“It’s our troops who went to aid Nigerian soldiers months ago returning home. They have finished their mission,” spokesman Colonel Azem Bermandoa told AFP. “None of our soldiers remains in Nigeria,” he added, without specifying whether they might be replaced following Friday’s pullout.
“Those who have come back will return to their sector at Lake Chad,” Bermandoa said.
However, Chad’s general chief of staff General Tahir Erda Tahiro said that if countries in the region which have contributed to a multinational anti-jihadist force were in agreement, more troops will likely be sent in.
“If the states around Lake Chad agree on a new mission there will surely be another contingent redeployed on the ground,” Tahiro told AFP.
Boko Haram began the insurrection in Nigeria a decade ago, leading to at least 35,000 deaths with violence spilling over into Chad, Niger and Cameroon.

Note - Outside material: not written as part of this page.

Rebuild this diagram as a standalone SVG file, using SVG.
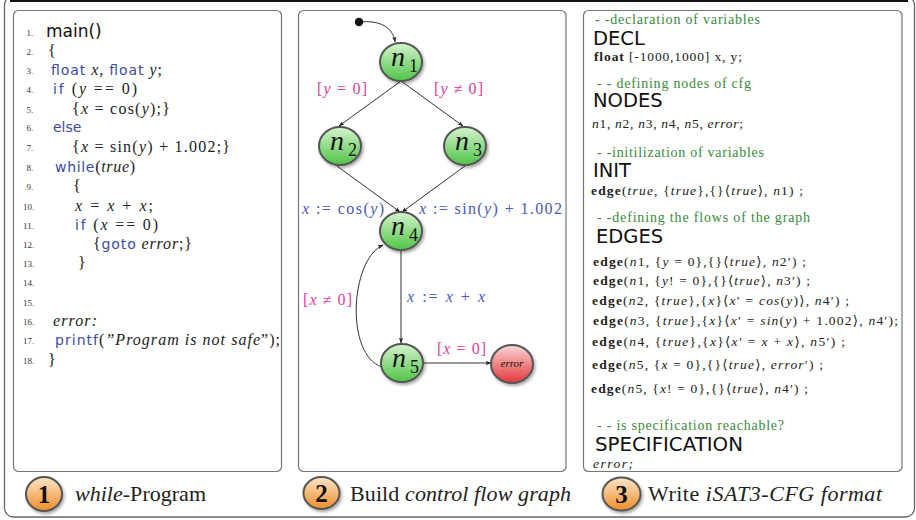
<svg xmlns="http://www.w3.org/2000/svg" width="916" height="520" viewBox="0 0 916 520">
<defs>
<style>
.frame{fill:#fff;stroke:#666;stroke-width:1.3}
.panel{fill:#fff;stroke:#777;stroke-width:1.2}
.num{font-family:"Liberation Serif","DejaVu Serif",serif;font-size:9px;fill:#333}
.m{font-family:"Liberation Serif","DejaVu Serif",serif;font-size:16px;fill:#222}
.i{font-style:italic}
.kw{font-family:"DejaVu Sans","Liberation Sans",sans-serif;font-size:14px;fill:#3b4ba8;font-style:normal}
.hd{font-family:"DejaVu Sans","Liberation Sans",sans-serif;font-size:19.5px;fill:#111}
.cm{font-family:"Liberation Serif","DejaVu Serif",serif;font-size:14px;fill:#3a8a3a}
.e{font-family:"Liberation Serif","DejaVu Serif",serif;font-size:13.5px;fill:#222}
.b{font-weight:bold}
.pk{font-family:"Liberation Serif","DejaVu Serif",serif;font-size:16px;fill:#e0409a}
.bl{font-family:"Liberation Serif","DejaVu Serif",serif;font-size:16px;fill:#4a5ab5}
.node{fill:url(#gGreen);stroke:#555;stroke-width:2;filter:url(#sh)}
.err{fill:url(#gRed);stroke:#555;stroke-width:2;filter:url(#sh)}
.badge{fill:url(#gOrange);stroke:#555;stroke-width:2;filter:url(#sh)}
.nl{font-family:"Liberation Serif","DejaVu Serif",serif;fill:#111}
.edge{fill:none;stroke:#333;stroke-width:1}
.cap{font-family:"Liberation Serif","DejaVu Serif",serif;font-size:22px;fill:#222}
.bn{font-family:"Liberation Serif","DejaVu Serif",serif;font-size:25px;font-weight:bold;fill:#111;text-anchor:middle}
</style>
<linearGradient id="gGreen" x1="0" y1="0" x2="0" y2="1">
<stop offset="0" stop-color="#d6f3cf"/><stop offset="1" stop-color="#4fc446"/>
</linearGradient>
<linearGradient id="gRed" x1="0" y1="0" x2="0" y2="1">
<stop offset="0" stop-color="#fbd6d6"/><stop offset="1" stop-color="#e2383a"/>
</linearGradient>
<linearGradient id="gOrange" x1="0" y1="0" x2="0" y2="1">
<stop offset="0" stop-color="#fde6c8"/><stop offset="1" stop-color="#f08d2a"/>
</linearGradient>
<filter id="sh" x="-30%" y="-30%" width="160%" height="160%">
<feDropShadow dx="1.5" dy="2" stdDeviation="1.5" flood-color="#000" flood-opacity="0.35"/>
</filter>
<marker id="arr" viewBox="0 0 10 10" refX="9" refY="5" markerWidth="6" markerHeight="6" orient="auto">
<path d="M0,1.5 L10,5 L0,8.5 L2.5,5 Z" fill="#222"/>
</marker>
</defs>

<rect x="0" y="0" width="916" height="520" fill="#fff"/>
<rect class="frame" x="4.5" y="-4" width="910" height="521" rx="9"/>
<line x1="10" y1="1" x2="908" y2="1" stroke="#111" stroke-width="2.2"/>

<!-- Panel 1: while-program -->
<g id="panel1">
<rect class="panel" x="13.5" y="10.5" width="268" height="461" rx="5"/>
<text class="num" x="26.5" y="35.5">1.</text>
<text class="num" x="26.5" y="54.5">2.</text>
<text class="num" x="26.5" y="74">3.</text>
<text class="num" x="26.5" y="93">4.</text>
<text class="num" x="26.5" y="113">5.</text>
<text class="num" x="26.5" y="131">6.</text>
<text class="num" x="26.5" y="151">7.</text>
<text class="num" x="26.5" y="171">8.</text>
<text class="num" x="26.5" y="190">9.</text>
<text class="num" x="23" y="210">10.</text>
<text class="num" x="23" y="229">11.</text>
<text class="num" x="23" y="248">12.</text>
<text class="num" x="23" y="267">13.</text>
<text class="num" x="23" y="286">14.</text>
<text class="num" x="23" y="306">15.</text>
<text class="num" x="23" y="325">16.</text>
<text class="num" x="23" y="344">17.</text>
<text class="num" x="23" y="364">18.</text>

<text x="46" y="37" font-family="DejaVu Sans, Liberation Sans, sans-serif" font-size="17" fill="#111">main()</text>
<text class="m" x="48" y="56">{</text>
<text class="m" x="51" y="75" textLength="111" lengthAdjust="spacing"><tspan class="kw">float</tspan> <tspan class="i">x</tspan>, <tspan class="kw">float</tspan> <tspan class="i">y</tspan>;</text>
<text class="m" x="53" y="94" textLength="84" lengthAdjust="spacing"><tspan class="kw">if</tspan> (<tspan class="i">y</tspan> == 0)</text>
<text class="m" x="72" y="114" textLength="98" lengthAdjust="spacing">{<tspan class="i">x</tspan> = cos(<tspan class="i">y</tspan>);}</text>
<text class="m" x="53" y="132"><tspan class="kw">else</tspan></text>
<text class="m" x="72" y="152" textLength="158" lengthAdjust="spacing">{<tspan class="i">x</tspan> = sin(<tspan class="i">y</tspan>) + 1.002;}</text>
<text class="m" x="55" y="172" textLength="80" lengthAdjust="spacing"><tspan class="kw">while</tspan>(<tspan class="i">true</tspan>)</text>
<text class="m" x="73" y="191">{</text>
<text class="m" x="75" y="211" textLength="78" lengthAdjust="spacing"><tspan class="i">x</tspan> = <tspan class="i">x</tspan> + <tspan class="i">x</tspan>;</text>
<text class="m" x="75" y="230" textLength="83" lengthAdjust="spacing"><tspan class="kw">if</tspan> (<tspan class="i">x</tspan> == 0)</text>
<text class="m" x="93" y="249" textLength="99" lengthAdjust="spacing">{<tspan class="kw">goto</tspan> <tspan class="i">error</tspan>;}</text>
<text class="m" x="78" y="268">}</text>
<text class="m i" x="53" y="326" textLength="44" lengthAdjust="spacing">error:</text>
<text class="m" x="55" y="345" textLength="225" lengthAdjust="spacing"><tspan class="kw">printf</tspan>(<tspan class="i">”Program is not safe</tspan>”);</text>
<text class="m" x="48" y="365">}</text>

<ellipse class="badge" cx="44" cy="494" rx="18" ry="17"/>
<text class="bn" x="44" y="503">1</text>
<text class="cap" x="75" y="501" textLength="131" lengthAdjust="spacing"><tspan class="i">while</tspan>-Program</text>
</g>

<!-- Panel 2: control flow graph -->
<g id="panel2">
<rect class="panel" x="298.5" y="10.5" width="267.5" height="461" rx="5"/>
<ellipse class="badge" cx="321.5" cy="493" rx="18" ry="16"/>
<text class="bn" x="321.5" y="502">2</text>
<text class="cap" x="350" y="501" textLength="221" lengthAdjust="spacing">Build <tspan class="i">control flow graph</tspan></text>
</g>

<g id="connectors">
<path class="edge" d="M359,22 C380,20 393,27 395,42" marker-end="url(#arr)"/>
<line class="edge" x1="401" y1="81" x2="339" y2="126" marker-end="url(#arr)"/>
<line class="edge" x1="401" y1="81" x2="463" y2="126" marker-end="url(#arr)"/>
<line class="edge" x1="337" y1="166" x2="400" y2="212" marker-end="url(#arr)"/>
<line class="edge" x1="465" y1="166" x2="402" y2="212" marker-end="url(#arr)"/>
<line class="edge" x1="401" y1="250" x2="401" y2="343" marker-end="url(#arr)"/>
<line class="edge" x1="423" y1="363" x2="491" y2="363" marker-end="url(#arr)"/>
<path class="edge" d="M382,367 C345,355 350,260 383,245" marker-end="url(#arr)"/>
<text class="pk" x="317" y="94" textLength="50" lengthAdjust="spacing">[<tspan class="i">y</tspan> = 0]</text>
<text class="pk" x="434" y="94" textLength="49" lengthAdjust="spacing">[<tspan class="i">y</tspan> ≠ 0]</text>
<text class="bl" x="302" y="214" textLength="82" lengthAdjust="spacing"><tspan class="i">x</tspan> := cos(<tspan class="i">y</tspan>)</text>
<text class="bl" x="419" y="214" textLength="143" lengthAdjust="spacing"><tspan class="i">x</tspan> := sin(<tspan class="i">y</tspan>) + 1.002</text>
<text class="pk" x="303" y="305" textLength="49" lengthAdjust="spacing">[<tspan class="i">x</tspan> ≠ 0]</text>
<text class="bl" x="407" y="302" textLength="78" lengthAdjust="spacing"><tspan class="i">x</tspan> := <tspan class="i">x</tspan> + <tspan class="i">x</tspan></text>
<text class="pk" x="437" y="354" textLength="49" lengthAdjust="spacing">[<tspan class="i">x</tspan> = 0]</text>
</g>

<g id="start"><circle cx="359" cy="22" r="4.2" fill="#111"/></g>
<g id="n1"><ellipse class="node" cx="401" cy="62" rx="21" ry="19"/>
<text class="nl" x="391" y="66"><tspan class="i" font-size="28">n</tspan><tspan font-size="18" x="409" y="72">1</tspan></text></g>
<g id="n2"><ellipse class="node" cx="340" cy="146" rx="21" ry="19"/>
<text class="nl" x="330" y="150"><tspan class="i" font-size="28">n</tspan><tspan font-size="18" x="348" y="156">2</tspan></text></g>
<g id="n3"><ellipse class="node" cx="465" cy="146" rx="21" ry="19"/>
<text class="nl" x="455" y="150"><tspan class="i" font-size="28">n</tspan><tspan font-size="18" x="473" y="156">3</tspan></text></g>
<g id="n4"><ellipse class="node" cx="401" cy="231" rx="21" ry="19"/>
<text class="nl" x="391" y="235"><tspan class="i" font-size="28">n</tspan><tspan font-size="18" x="409" y="241">4</tspan></text></g>
<g id="n5"><ellipse class="node" cx="402" cy="363" rx="21" ry="19"/>
<text class="nl" x="392" y="367"><tspan class="i" font-size="28">n</tspan><tspan font-size="18" x="410" y="373">5</tspan></text></g>
<g id="error"><ellipse class="err" cx="512" cy="364" rx="21" ry="19"/>
<text class="nl i" x="512" y="367" font-size="11" text-anchor="middle">error</text></g>

<!-- Panel 3: iSAT3-CFG format -->
<g id="panel3">
<rect class="panel" x="583.5" y="10.5" width="318.5" height="461" rx="5"/>
<text class="cm" x="595" y="24" textLength="165" lengthAdjust="spacing">- -declaration of variables</text>
<text class="hd" x="593" y="45">DECL</text>
<text class="e" x="594" y="61" textLength="148" lengthAdjust="spacing"><tspan class="b">float</tspan> [-1000,1000] x, y;</text>
<text class="cm" x="597" y="88" textLength="154" lengthAdjust="spacing">- - defining nodes of cfg</text>
<text class="hd" x="593" y="107">NODES</text>
<text class="e" x="592" y="128" textLength="151" lengthAdjust="spacing"><tspan class="i">n</tspan>1, <tspan class="i">n</tspan>2, <tspan class="i">n</tspan>3, <tspan class="i">n</tspan>4, <tspan class="i">n</tspan>5, <tspan class="i">error</tspan>;</text>
<text class="cm" x="597" y="157" textLength="167" lengthAdjust="spacing">- -initilization of variables</text>
<text class="hd" x="593" y="177">INIT</text>
<text class="e" x="591" y="195" textLength="212" lengthAdjust="spacing"><tspan class="b">edge</tspan>(<tspan class="i">true</tspan>, {<tspan class="i">true</tspan>},{}⟨<tspan class="i">true</tspan>⟩, <tspan class="i">n</tspan>1) ;</text>
<text class="cm" x="597" y="222" textLength="213" lengthAdjust="spacing">- -defining the flows of the graph</text>
<text class="hd" x="596" y="243">EDGES</text>
<text class="e" x="593" y="266" textLength="213" lengthAdjust="spacing"><tspan class="b">edge</tspan>(<tspan class="i">n</tspan>1, {<tspan class="i">y</tspan> = 0},{}⟨<tspan class="i">true</tspan>⟩, <tspan class="i">n</tspan>2′) ;</text>
<text class="e" x="593" y="285" textLength="217" lengthAdjust="spacing"><tspan class="b">edge</tspan>(<tspan class="i">n</tspan>1, {<tspan class="i">y</tspan>! = 0},{}⟨<tspan class="i">true</tspan>⟩, <tspan class="i">n</tspan>3′) ;</text>
<text class="e" x="592" y="305" textLength="257" lengthAdjust="spacing"><tspan class="b">edge</tspan>(<tspan class="i">n</tspan>2, {<tspan class="i">true</tspan>},{<tspan class="i">x</tspan>}⟨<tspan class="i">x</tspan>′ = <tspan class="i">cos</tspan>(<tspan class="i">y</tspan>)⟩, <tspan class="i">n</tspan>4′) ;</text>
<text class="e" x="593" y="325" textLength="305" lengthAdjust="spacing"><tspan class="b">edge</tspan>(<tspan class="i">n</tspan>3, {<tspan class="i">true</tspan>},{<tspan class="i">x</tspan>}⟨<tspan class="i">x</tspan>′ = <tspan class="i">sin</tspan>(<tspan class="i">y</tspan>) + 1.002⟩, <tspan class="i">n</tspan>4′);</text>
<text class="e" x="592" y="346" textLength="253" lengthAdjust="spacing"><tspan class="b">edge</tspan>(<tspan class="i">n</tspan>4, {<tspan class="i">true</tspan>},{<tspan class="i">x</tspan>}⟨<tspan class="i">x</tspan>′ = <tspan class="i">x</tspan> + <tspan class="i">x</tspan>⟩, <tspan class="i">n</tspan>5′) ;</text>
<text class="e" x="592" y="369" textLength="231" lengthAdjust="spacing"><tspan class="b">edge</tspan>(<tspan class="i">n</tspan>5, {<tspan class="i">x</tspan> = 0},{}⟨<tspan class="i">true</tspan>⟩, <tspan class="i">error</tspan>′) ;</text>
<text class="e" x="591" y="393" textLength="217" lengthAdjust="spacing"><tspan class="b">edge</tspan>(<tspan class="i">n</tspan>5, {<tspan class="i">x</tspan>! = 0},{}⟨<tspan class="i">true</tspan>⟩, <tspan class="i">n</tspan>4′) ;</text>
<text class="cm" x="597" y="430" textLength="187" lengthAdjust="spacing">- - is specification reachable?</text>
<text class="hd" x="595" y="450.5" font-size="17.5" textLength="148" lengthAdjust="spacingAndGlyphs">SPECIFICATION</text>
<text class="e i" x="593" y="467.5" font-size="13" textLength="40" lengthAdjust="spacing">error;</text>
<ellipse class="badge" cx="621.5" cy="494" rx="19" ry="16.5"/>
<text class="bn" x="621.5" y="503">3</text>
<text class="cap" x="648" y="501" textLength="234" lengthAdjust="spacing">Write <tspan class="i">iSAT3-CFG format</tspan></text>
</g>
</svg>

A Boko Haram faction aligned with Islamic State West Africa Province (ISWAP) jihadists is highly active around Lake Chad where the group has training bases on the Niger border and regularly carries out raids on military bases and regional security forces.
Last month saw 14 people killed with 13 more listed as missing after an attack on a fishing village in western Chad.
Countries in the region have banded together to fight Boko Haram and ISWAP with support from civilian defense committees leading to Chad contributing 1,200 troops.
Those troops have now pulled back across the border to be “deployed in the Lake Chad region to strengthen security along the border,” a senior local official told AFP.
Cameroon says it is battling an upsurge in Boko Haram attacks and, according to an Amnesty International report published last month 275 people, including 225 civilians, were killed there last year.